▶ _Supplied information_:
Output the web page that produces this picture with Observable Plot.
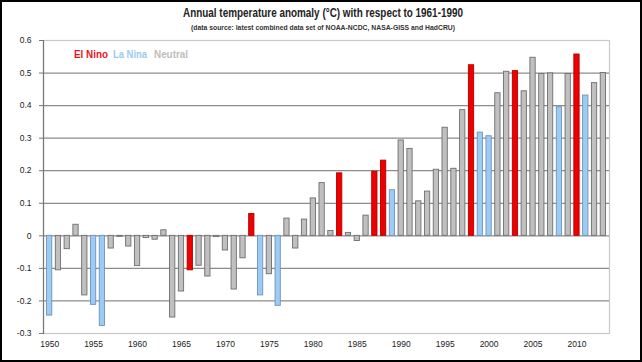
<!DOCTYPE html>
<html><head><meta charset="utf-8">
<script src="https://cdn.jsdelivr.net/npm/d3@7"></script>
<script src="https://cdn.jsdelivr.net/npm/@observablehq/plot@0.6"></script>
<style>
html,body{margin:0;padding:0;background:#fff;}
#wrap{position:relative;width:642px;height:362px;overflow:hidden;background:#fff;}
#wrap > svg{position:absolute;left:0;top:0;}
#border{position:absolute;left:0;top:0;width:642px;height:362px;box-sizing:border-box;border:2px solid #000;pointer-events:none;z-index:5;}
</style></head><body>
<div id="wrap"><div id="border"></div></div>
<script>
const years = [1950,1951,1952,1953,1954,1955,1956,1957,1958,1959,
  1960,1961,1962,1963,1964,1965,1966,1967,1968,1969,
  1970,1971,1972,1973,1974,1975,1976,1977,1978,1979,
  1980,1981,1982,1983,1984,1985,1986,1987,1988,1989,
  1990,1991,1992,1993,1994,1995,1996,1997,1998,1999,
  2000,2001,2002,2003,2004,2005,2006,2007,2008,2009,
  2010,2011,2012,2013];
const anomalies = [-0.245,-0.106,-0.041,0.034,-0.183,-0.212,-0.277,-0.039,-0.003,-0.033,
  -0.093,-0.007,-0.012,0.017,-0.251,-0.171,-0.106,-0.092,-0.125,-0.004,
  -0.045,-0.165,-0.069,0.067,-0.183,-0.118,-0.215,0.053,-0.039,0.050,
  0.115,0.162,0.015,0.192,0.009,-0.016,0.062,0.197,0.231,0.140,
  0.293,0.267,0.106,0.136,0.203,0.332,0.206,0.386,0.524,0.317,
  0.306,0.438,0.504,0.506,0.444,0.547,0.497,0.499,0.395,0.497,
  0.557,0.431,0.469,0.500];
const elNinoYears = [1966,1973,1983,1987,1988,1998,2003,2010];
const laNinaYears = [1950,1955,1956,1974,1976,1989,1999,2000,2008,2011];
const phases = ["El Nino","La Nina","Neutral"];
const phaseFill = ["#ee0000","#9ccbf5","#c0c0c0"];
const phaseStroke = ["#b00000","#6f93b8","#6e6e6e"];
const legendText = ["#e8141c","#9cc9ee","#bdbdbd"];
const yTicks = [-0.3,-0.2,-0.1,0,0.1,0.2,0.3,0.4,0.5,0.6];
const xTickYears = [1950,1955,1960,1965,1970,1975,1980,1985,1990,1995,2000,2005,2010];
const titleText = "Annual temperature anomaly (°C) with respect to 1961-1990";
const subtitleText = "(data source: latest combined data set of NOAA-NCDC, NASA-GISS and HadCRU)";

const phaseOf = y => elNinoYears.includes(y) ? 0 : laNinaYears.includes(y) ? 1 : 2;
const data = years.map((y,i)=>({year:y, value:anomalies[i], p:phaseOf(y)}));

const font = "'Liberation Sans Narrow','Liberation Sans',Arial,sans-serif";
const chart = Plot.plot({
  width:642, height:362,
  marginLeft:43, marginRight:33, marginTop:40, marginBottom:29,
  style:{fontFamily:font, fontSize:"8.5px", color:"#222", background:"transparent"},
  x:{type:"band", domain:years, padding:0.4, label:null},
  y:{domain:[-0.3,0.6], label:null},
  color:{type:"identity"},
  marks:[
    Plot.frame({stroke:"#c8c8c8", strokeWidth:1.2}),
    Plot.ruleY(yTicks.filter(t=>t>-0.3 && t<0.6), {stroke:"#8c8c8c", strokeWidth:1.3}),
    Plot.frame({anchor:"left", stroke:"#777", strokeWidth:1.2}),
    Plot.barY(data,{x:"year", y:"value", fill:d=>phaseFill[d.p], stroke:d=>phaseStroke[d.p], strokeWidth:0.9}),
    Plot.axisY({ticks:yTicks, tickFormat:d=>d===0?"0":d.toFixed(1), tickSize:4, tickPadding:8, stroke:"#777", label:null}),
    Plot.axisX({ticks:xTickYears, tickFormat:d=>String(d), tickSize:0, tickPadding:7, label:null})
  ]
});
document.getElementById("wrap").appendChild(chart);

const ov = d3.select("#wrap").append("svg").attr("width",642).attr("height",362)
  .style("font-family",font).style("pointer-events","none");
ov.append("text").attr("x",323).attr("y",17).attr("text-anchor","middle")
  .attr("font-weight","bold").attr("font-size",12.5).attr("fill","#222")
  .attr("textLength",280).attr("lengthAdjust","spacingAndGlyphs").text(titleText);
ov.append("text").attr("x",323).attr("y",30).attr("text-anchor","middle")
  .attr("font-weight","bold").attr("font-size",7).attr("fill","#333")
  .attr("textLength",264).attr("lengthAdjust","spacingAndGlyphs").text(subtitleText);
const legendX = [74,113,154];
phases.forEach((t,i)=>{
  ov.append("text").attr("x",legendX[i]).attr("y",58)
    .attr("font-weight","bold").attr("font-size",10).attr("fill",legendText[i])
    .attr("textLength",34).attr("lengthAdjust","spacingAndGlyphs").text(t);
});
</script>
</body></html>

▶ _Description of the task_: Only the lines from the start of the material through the line containing "source: latest combined" should be transcribed. Pictures stay out.

▶ _Answer for this exercise_:
Output the web page that produces this picture with Observable Plot.
<!DOCTYPE html>
<html><head><meta charset="utf-8">
<script src="https://cdn.jsdelivr.net/npm/d3@7"></script>
<script src="https://cdn.jsdelivr.net/npm/@observablehq/plot@0.6"></script>
<style>
html,body{margin:0;padding:0;background:#fff;}
#wrap{position:relative;width:642px;height:362px;overflow:hidden;background:#fff;}
#wrap > svg{position:absolute;left:0;top:0;}
#border{position:absolute;left:0;top:0;width:642px;height:362px;box-sizing:border-box;border:2px solid #000;pointer-events:none;z-index:5;}
</style></head><body>
<div id="wrap"><div id="border"></div></div>
<script>
const years = [1950,1951,1952,1953,1954,1955,1956,1957,1958,1959,
  1960,1961,1962,1963,1964,1965,1966,1967,1968,1969,
  1970,1971,1972,1973,1974,1975,1976,1977,1978,1979,
  1980,1981,1982,1983,1984,1985,1986,1987,1988,1989,
  1990,1991,1992,1993,1994,1995,1996,1997,1998,1999,
  2000,2001,2002,2003,2004,2005,2006,2007,2008,2009,
  2010,2011,2012,2013];
const anomalies = [-0.245,-0.106,-0.041,0.034,-0.183,-0.212,-0.277,-0.039,-0.003,-0.033,
  -0.093,-0.007,-0.012,0.017,-0.251,-0.171,-0.106,-0.092,-0.125,-0.004,
  -0.045,-0.165,-0.069,0.067,-0.183,-0.118,-0.215,0.053,-0.039,0.050,
  0.115,0.162,0.015,0.192,0.009,-0.016,0.062,0.197,0.231,0.140,
  0.293,0.267,0.106,0.136,0.203,0.332,0.206,0.386,0.524,0.317,
  0.306,0.438,0.504,0.506,0.444,0.547,0.497,0.499,0.395,0.497,
  0.557,0.431,0.469,0.500];
const elNinoYears = [1966,1973,1983,1987,1988,1998,2003,2010];
const laNinaYears = [1950,1955,1956,1974,1976,1989,1999,2000,2008,2011];
const phases = ["El Nino","La Nina","Neutral"];
const phaseFill = ["#ee0000","#9ccbf5","#c0c0c0"];
const phaseStroke = ["#b00000","#6f93b8","#6e6e6e"];
const legendText = ["#e8141c","#9cc9ee","#bdbdbd"];
const yTicks = [-0.3,-0.2,-0.1,0,0.1,0.2,0.3,0.4,0.5,0.6];
const xTickYears = [1950,1955,1960,1965,1970,1975,1980,1985,1990,1995,2000,2005,2010];
const titleText = "Annual temperature anomaly (°C) with respect to 1961-1990";
const subtitleText = "(data source: latest combined data set of NOAA-NCDC, NASA-GISS and HadCRU)";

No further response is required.